Several Ukrainian and European groups are calling on members of their communities to boycott it. The museum, at The Forks in Winnipeg, is set to hold its official opening ceremonies this weekend.

The 9,000 people who secured preview tickets will be able to tour it then but it doesn't open to the general public until Sept. 27.

In a letter to the museum's CEO Stuart Murray, the groups say they are offended by the lack of attention the story of Canadian internment in the First World War will receive at the CMHR.

"We, the undersigned, are profoundly dismayed by the lack of a meaningful portrayal of Canada's first national internment operations of 1914 to 1920 at the Canadian Museum for Human Rights," the letter reads.

"We will be asking our affected communities to refrain from partaking in the opening ceremonies or any subsequent activities at the CMHR until this matter is resolved fairly."

The letter is signed by Andrew Hladyshevsky, President of the Ukrainian Canadian Foundation of Taras Shevchenko, as well as members of other Ukrainian, Croatian, Polish, Armenian, German, Serbian organizations and descendants. 

Museum president responds

Murray responded to those planning on boycotting the museum.

He said the real test will come following the opening, when the public is finally allowed to take in the museum and interact with staff.

"A lot of comments are made by people that physically haven’t seen [the inside of museum] or haven’t had the opportunity to have a discussion," said Murray. "I think once they do, I’m not saying they’re all going to agree, that’s fine, but that’s part of the process.

"We’re open, we listen to communities, we’ll engage communities, because that’s part of the human rights journey — it’s iterative, its passionate, and it’s inspiring. That’s what this is all about.”

Between 1914 and 1920 thousands of Ukrainians and Europeans were imprisoned in 24 internment camps across Canada.

According to the letter the museum will display an enlarged photograph and one "short" film clip "buried" in a documentary film, devoted to the story.

"[That] does not, in our view, constitute an acceptable treatment of Canada's first national internment operations," the letter reads.

"The insignificant attention given to First World War era internment operations represents a slight to all of the internees, enemy aliens and their descendants, including Canadians of Ukrainian, Hungarian, Croatian, German, Austrian, Polish, Slovak, Czech, Serbian, Slovene, Bulgarian, and others."

Ivan Grbesic, who chairs the council of Canada's First World War Internment Recognition Fund — an organization established five years ago to commemorate internees — said he's not surprised to hear about the call for a boycott.

"This is a Canadian story," he said. "It's something that's very important … this is Canada's first national internment operations. Had people learned from the first experience maybe there wouldn't have been Japanese internment, Italian internment.

"We understand there are a dozen or so displays of historic episodes of note and I think the goal of various communities is to ensure that Canada's First World internment recognition is featured among those stories given that it is at the end of the day truly a Canadian story."

Grbesic said sharing this story is important not only for descendants, but for the education of all Canadians.

"As a proud Canadian with a Canadian-based museum in Winnipeg, I think it's important for us to learn from our own mistakes to teach future generations not to repeat those same mistakes and to also provide an example for the rest of the world to show that we are prepared to acknowledge our mistakes and learn from them."

But the letter itself isn't without its own controversy

One of the signatures is from the Ukranian Canadian Congress, but president Paul Grod said they do not support a boycott.
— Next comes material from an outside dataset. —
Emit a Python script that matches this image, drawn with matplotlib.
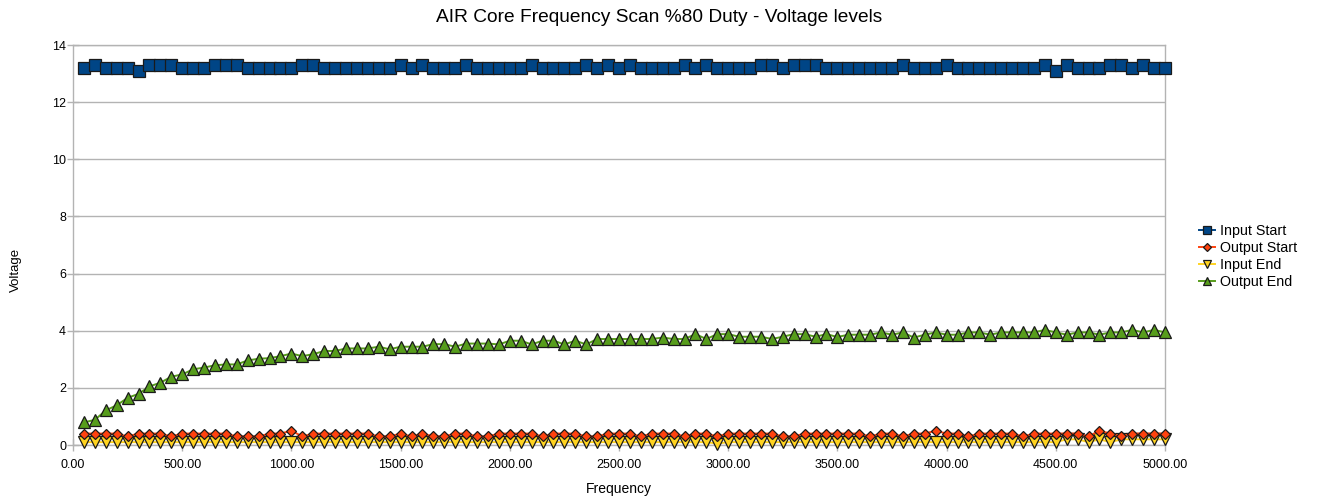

The UCC was added to the letter by mistake, he said.

But that doesn't mean there isn't concern about the content, especially when it comes to First World War internment camps "which we're concerned is being underplayed in this museum," Grod said.
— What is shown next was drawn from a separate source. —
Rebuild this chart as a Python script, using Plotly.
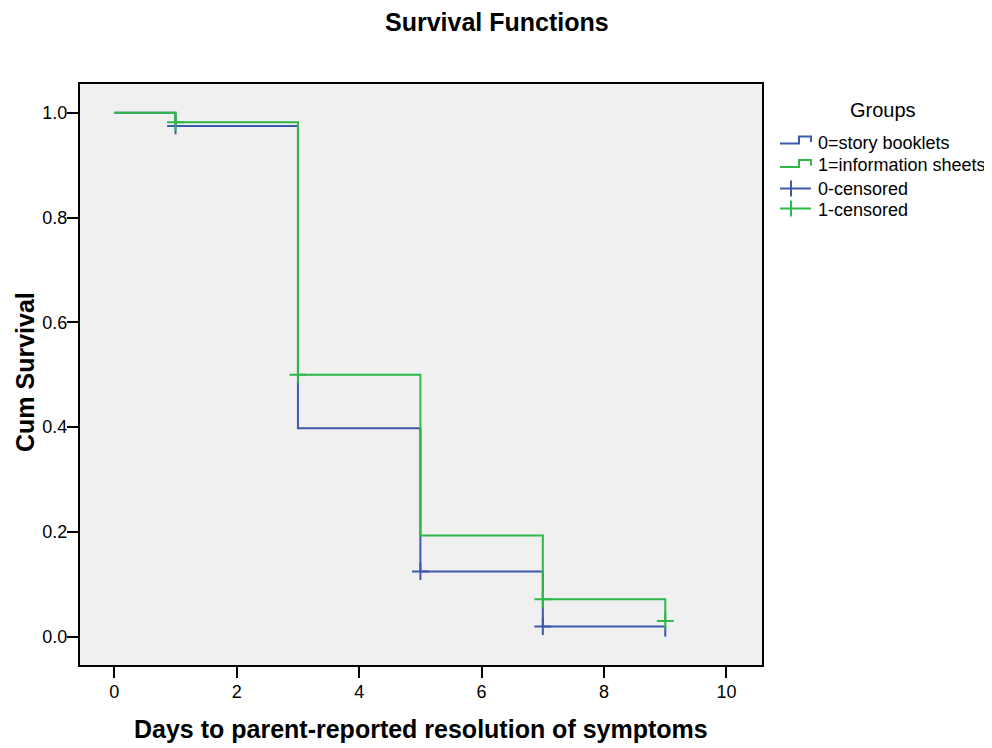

"I mean, those concerns still stand but we are trying to work with the museum to make sure that it is properly represented."

He said the UCC will tour the museum Saturday night.

"We'll save judgment until the museum opens and we have a chance to view it for ourselves," Grod said. "But there have been some concerns expressed and I think it's unfortunate the letter's come out but perhaps it raises the important issue."